Task statement:
Starting at the line that contains "Write a web" and stopping at the line that contains "-0.584, -0.709, -0.568, -0.706, -0.568, -0.682];", repeat every line exactly, the two end lines included, and nothing else.

Information provided:
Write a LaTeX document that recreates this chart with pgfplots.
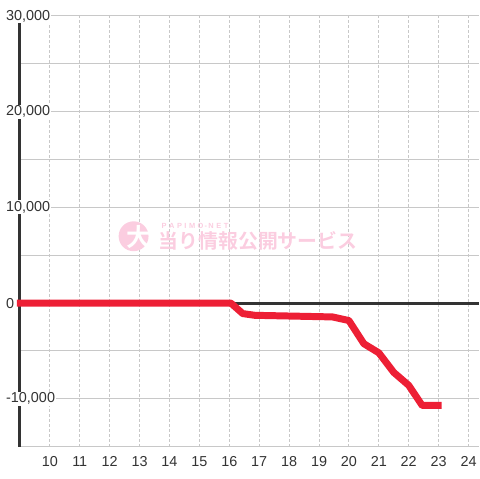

...

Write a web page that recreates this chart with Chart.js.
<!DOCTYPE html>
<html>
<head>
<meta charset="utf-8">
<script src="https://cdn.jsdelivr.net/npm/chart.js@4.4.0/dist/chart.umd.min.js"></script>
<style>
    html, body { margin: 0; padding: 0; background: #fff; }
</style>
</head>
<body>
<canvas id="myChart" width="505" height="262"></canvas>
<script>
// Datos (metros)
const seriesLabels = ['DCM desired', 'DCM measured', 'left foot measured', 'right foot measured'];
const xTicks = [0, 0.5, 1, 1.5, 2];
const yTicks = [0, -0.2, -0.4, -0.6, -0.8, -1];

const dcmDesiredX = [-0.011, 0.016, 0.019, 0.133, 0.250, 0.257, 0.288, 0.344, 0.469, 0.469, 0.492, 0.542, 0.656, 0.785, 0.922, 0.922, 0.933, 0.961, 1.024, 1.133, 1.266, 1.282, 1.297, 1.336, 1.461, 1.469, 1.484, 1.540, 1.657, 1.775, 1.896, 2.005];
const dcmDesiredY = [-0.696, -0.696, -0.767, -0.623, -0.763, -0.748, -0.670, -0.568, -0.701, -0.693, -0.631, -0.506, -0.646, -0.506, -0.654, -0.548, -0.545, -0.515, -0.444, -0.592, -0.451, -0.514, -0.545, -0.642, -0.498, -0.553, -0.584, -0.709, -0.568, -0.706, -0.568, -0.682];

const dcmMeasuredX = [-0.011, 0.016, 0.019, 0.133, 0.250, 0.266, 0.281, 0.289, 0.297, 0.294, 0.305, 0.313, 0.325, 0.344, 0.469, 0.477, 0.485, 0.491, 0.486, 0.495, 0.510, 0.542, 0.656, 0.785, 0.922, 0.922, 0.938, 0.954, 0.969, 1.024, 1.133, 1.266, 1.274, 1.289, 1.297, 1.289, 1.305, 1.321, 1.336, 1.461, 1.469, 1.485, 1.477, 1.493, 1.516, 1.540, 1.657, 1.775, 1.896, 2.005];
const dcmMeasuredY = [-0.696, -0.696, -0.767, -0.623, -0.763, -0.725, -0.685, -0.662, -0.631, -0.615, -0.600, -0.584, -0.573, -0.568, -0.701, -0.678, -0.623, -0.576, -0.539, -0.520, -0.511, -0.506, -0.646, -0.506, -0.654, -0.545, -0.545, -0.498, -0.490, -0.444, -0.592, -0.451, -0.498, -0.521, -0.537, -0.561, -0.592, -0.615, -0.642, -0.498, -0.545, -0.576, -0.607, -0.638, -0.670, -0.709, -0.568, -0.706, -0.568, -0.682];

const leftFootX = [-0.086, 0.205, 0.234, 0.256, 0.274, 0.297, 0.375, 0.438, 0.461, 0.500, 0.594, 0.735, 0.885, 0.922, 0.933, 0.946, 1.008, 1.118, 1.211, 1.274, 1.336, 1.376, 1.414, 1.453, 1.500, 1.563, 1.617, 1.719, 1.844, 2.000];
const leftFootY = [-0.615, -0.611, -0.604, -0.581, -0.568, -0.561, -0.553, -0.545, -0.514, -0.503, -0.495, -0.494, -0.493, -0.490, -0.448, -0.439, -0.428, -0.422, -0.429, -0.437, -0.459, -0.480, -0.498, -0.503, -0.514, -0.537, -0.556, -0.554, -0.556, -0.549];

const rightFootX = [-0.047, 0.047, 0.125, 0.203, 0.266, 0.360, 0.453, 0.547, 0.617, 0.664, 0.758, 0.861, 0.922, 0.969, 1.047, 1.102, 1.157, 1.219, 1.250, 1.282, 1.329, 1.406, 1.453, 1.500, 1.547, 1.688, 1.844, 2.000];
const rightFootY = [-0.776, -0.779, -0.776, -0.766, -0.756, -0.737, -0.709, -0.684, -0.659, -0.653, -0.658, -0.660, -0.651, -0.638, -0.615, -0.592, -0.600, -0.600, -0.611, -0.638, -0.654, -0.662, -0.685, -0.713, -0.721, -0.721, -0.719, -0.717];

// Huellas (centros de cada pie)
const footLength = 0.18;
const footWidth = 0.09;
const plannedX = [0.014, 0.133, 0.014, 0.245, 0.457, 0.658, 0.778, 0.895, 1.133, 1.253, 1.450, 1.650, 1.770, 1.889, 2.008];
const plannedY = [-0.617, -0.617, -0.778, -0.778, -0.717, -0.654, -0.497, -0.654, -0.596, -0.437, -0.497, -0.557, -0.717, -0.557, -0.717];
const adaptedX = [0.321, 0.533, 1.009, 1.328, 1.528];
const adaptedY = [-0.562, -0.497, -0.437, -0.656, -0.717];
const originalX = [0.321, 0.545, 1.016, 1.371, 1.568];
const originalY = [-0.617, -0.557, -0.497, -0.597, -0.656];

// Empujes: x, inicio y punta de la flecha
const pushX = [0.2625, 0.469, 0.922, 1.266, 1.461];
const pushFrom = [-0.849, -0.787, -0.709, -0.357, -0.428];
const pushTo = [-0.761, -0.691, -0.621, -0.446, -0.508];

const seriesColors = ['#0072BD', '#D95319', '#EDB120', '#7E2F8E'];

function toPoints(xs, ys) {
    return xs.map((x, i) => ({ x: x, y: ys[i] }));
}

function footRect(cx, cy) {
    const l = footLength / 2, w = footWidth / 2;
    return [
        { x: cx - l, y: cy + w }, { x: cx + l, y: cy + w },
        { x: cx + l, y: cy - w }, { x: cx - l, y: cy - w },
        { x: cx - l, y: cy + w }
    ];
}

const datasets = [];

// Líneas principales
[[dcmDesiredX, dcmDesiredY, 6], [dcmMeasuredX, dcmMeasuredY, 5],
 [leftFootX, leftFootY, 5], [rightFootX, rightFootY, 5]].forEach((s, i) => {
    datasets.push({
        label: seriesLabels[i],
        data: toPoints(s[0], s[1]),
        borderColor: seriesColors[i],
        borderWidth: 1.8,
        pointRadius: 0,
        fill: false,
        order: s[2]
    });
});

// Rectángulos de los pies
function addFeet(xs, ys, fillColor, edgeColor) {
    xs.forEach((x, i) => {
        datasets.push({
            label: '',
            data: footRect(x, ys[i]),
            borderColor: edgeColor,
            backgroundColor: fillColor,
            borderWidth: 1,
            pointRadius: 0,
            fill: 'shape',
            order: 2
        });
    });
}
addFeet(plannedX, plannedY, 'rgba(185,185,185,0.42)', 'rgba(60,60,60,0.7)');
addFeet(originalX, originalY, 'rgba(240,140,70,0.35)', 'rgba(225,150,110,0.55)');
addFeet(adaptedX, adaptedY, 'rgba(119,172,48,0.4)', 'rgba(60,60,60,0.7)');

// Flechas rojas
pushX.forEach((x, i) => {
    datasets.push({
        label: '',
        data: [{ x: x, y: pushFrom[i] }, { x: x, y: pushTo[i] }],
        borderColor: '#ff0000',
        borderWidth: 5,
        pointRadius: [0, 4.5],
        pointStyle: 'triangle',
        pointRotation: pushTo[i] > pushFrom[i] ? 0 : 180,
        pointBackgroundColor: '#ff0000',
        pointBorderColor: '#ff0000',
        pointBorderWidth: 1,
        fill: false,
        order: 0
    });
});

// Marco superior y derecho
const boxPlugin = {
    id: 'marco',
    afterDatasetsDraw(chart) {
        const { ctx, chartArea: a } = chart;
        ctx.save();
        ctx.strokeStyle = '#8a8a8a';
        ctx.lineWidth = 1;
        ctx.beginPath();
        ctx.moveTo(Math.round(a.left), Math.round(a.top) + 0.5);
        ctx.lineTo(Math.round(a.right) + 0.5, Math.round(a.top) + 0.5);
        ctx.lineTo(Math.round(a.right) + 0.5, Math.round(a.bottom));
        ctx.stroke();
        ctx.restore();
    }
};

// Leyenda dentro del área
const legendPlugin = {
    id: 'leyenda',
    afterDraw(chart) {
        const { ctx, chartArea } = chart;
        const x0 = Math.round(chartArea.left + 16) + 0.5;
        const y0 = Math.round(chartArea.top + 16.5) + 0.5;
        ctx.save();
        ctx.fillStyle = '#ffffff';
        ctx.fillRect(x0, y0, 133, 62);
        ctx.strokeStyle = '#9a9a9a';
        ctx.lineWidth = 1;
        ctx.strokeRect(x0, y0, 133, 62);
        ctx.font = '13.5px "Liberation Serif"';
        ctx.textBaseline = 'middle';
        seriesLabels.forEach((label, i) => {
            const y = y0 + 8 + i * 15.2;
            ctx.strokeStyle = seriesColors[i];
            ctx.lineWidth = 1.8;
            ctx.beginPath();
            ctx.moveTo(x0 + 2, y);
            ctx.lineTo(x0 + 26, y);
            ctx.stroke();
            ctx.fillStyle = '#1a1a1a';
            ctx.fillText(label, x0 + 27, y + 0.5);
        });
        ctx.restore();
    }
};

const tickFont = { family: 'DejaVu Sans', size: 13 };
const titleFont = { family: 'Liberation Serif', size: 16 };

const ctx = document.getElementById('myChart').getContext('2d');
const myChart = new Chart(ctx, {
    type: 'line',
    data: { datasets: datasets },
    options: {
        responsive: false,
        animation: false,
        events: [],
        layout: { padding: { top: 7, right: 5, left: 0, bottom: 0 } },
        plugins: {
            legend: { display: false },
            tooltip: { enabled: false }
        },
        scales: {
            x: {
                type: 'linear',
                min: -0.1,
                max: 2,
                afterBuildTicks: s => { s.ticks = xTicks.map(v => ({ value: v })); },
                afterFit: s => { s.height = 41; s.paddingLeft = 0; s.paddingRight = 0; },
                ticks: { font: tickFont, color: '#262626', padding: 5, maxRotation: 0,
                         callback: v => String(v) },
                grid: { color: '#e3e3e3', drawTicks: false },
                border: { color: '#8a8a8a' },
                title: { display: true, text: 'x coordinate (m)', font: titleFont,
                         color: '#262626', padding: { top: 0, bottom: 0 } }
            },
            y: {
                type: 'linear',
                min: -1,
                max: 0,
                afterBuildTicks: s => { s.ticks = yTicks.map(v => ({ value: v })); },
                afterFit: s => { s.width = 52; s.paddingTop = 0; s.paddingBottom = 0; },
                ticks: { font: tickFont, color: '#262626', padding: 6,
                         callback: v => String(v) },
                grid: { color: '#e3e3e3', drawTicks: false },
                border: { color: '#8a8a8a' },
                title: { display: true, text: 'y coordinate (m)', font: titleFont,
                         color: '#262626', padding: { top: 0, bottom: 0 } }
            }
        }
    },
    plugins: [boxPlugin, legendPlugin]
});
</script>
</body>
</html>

==

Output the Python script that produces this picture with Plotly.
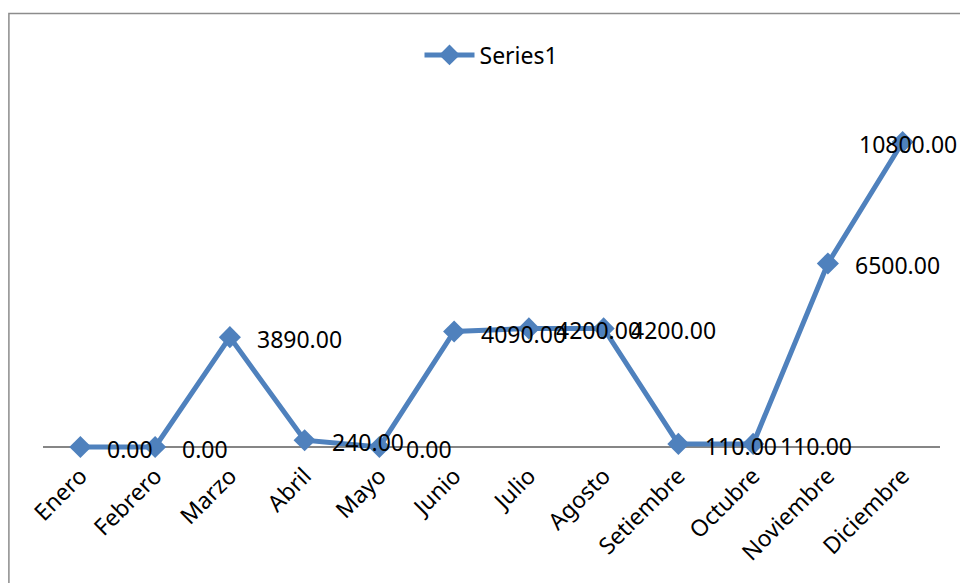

Response:
Write a web page that recreates this chart with Chart.js.
<!DOCTYPE html>
<html>
<head>
<meta charset="utf-8">
<script src="https://cdn.jsdelivr.net/npm/chart.js@4.4.0/dist/chart.umd.min.js"></script>
<style>
    html, body { margin: 0; padding: 0; background: #fff; }
</style>
</head>
<body>
<canvas id="myChart" width="505" height="262"></canvas>
<script>
// Datos (metros)
const seriesLabels = ['DCM desired', 'DCM measured', 'left foot measured', 'right foot measured'];
const xTicks = [0, 0.5, 1, 1.5, 2];
const yTicks = [0, -0.2, -0.4, -0.6, -0.8, -1];

const dcmDesiredX = [-0.011, 0.016, 0.019, 0.133, 0.250, 0.257, 0.288, 0.344, 0.469, 0.469, 0.492, 0.542, 0.656, 0.785, 0.922, 0.922, 0.933, 0.961, 1.024, 1.133, 1.266, 1.282, 1.297, 1.336, 1.461, 1.469, 1.484, 1.540, 1.657, 1.775, 1.896, 2.005];
const dcmDesiredY = [-0.696, -0.696, -0.767, -0.623, -0.763, -0.748, -0.670, -0.568, -0.701, -0.693, -0.631, -0.506, -0.646, -0.506, -0.654, -0.548, -0.545, -0.515, -0.444, -0.592, -0.451, -0.514, -0.545, -0.642, -0.498, -0.553, -0.584, -0.709, -0.568, -0.706, -0.568, -0.682];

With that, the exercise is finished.